# Totally Confused About 211K & EHD



## R DAVIS (Sep 30, 2008)

After reading various threads on the subject I am now thoroughly confused.

Here is the deal:

I have a VIP622 and a separate EHD connected to it. I bought the EHD several months ago, and don't recall ever having it "authorized" or paying any additional fee for it. I am already paying $6 month for DVR service. It works well.

I recently bought a 211K to replace my aging 311. I am considering adding an EHD to it. Will it handle a 2T EHD, or only a 1T ?

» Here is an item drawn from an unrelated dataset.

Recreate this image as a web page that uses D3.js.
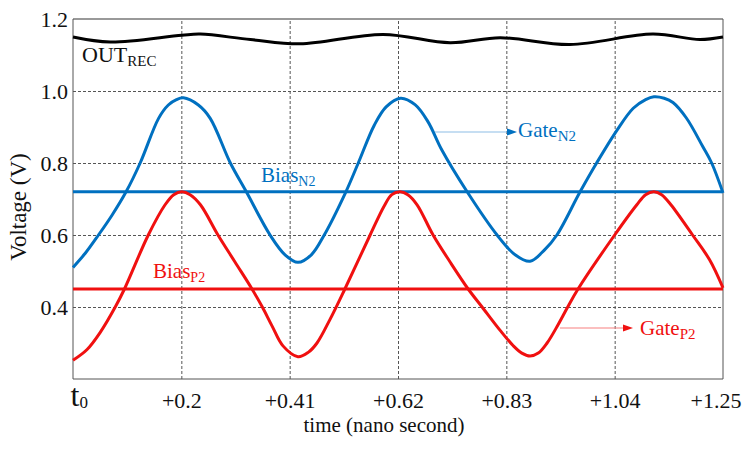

Also, will I need to have it "authorized" and pay an additional fee (one time or monthly) to make it work, or can I just buy one, hook it up and be good to go ?

Thanks in advance.


----------



## wolfjc (Oct 4, 2006)

R DAVIS said:


> After reading various threads on the subject I am now thoroughly confused.
> 
> Here is the deal:
> 
> ...


With the 211K you have to pay a ONE TIME fee of $40.00 there is NO monthly fee. 
As far as I know the limit for the EHD is still 1T but I have seen where some folks have said that 2T will work. I do know that 1T works just fine.


----------



## chris03053 (Dec 5, 2005)

wolfjc said:


> With the 211K you have to pay a ONE TIME fee of $40.00
> 
> Is that for each 211k you have on your account?


----------



## BobaBird (Mar 31, 2002)

The one-time fee covers all the 211/411/211k receivers on your account.


----------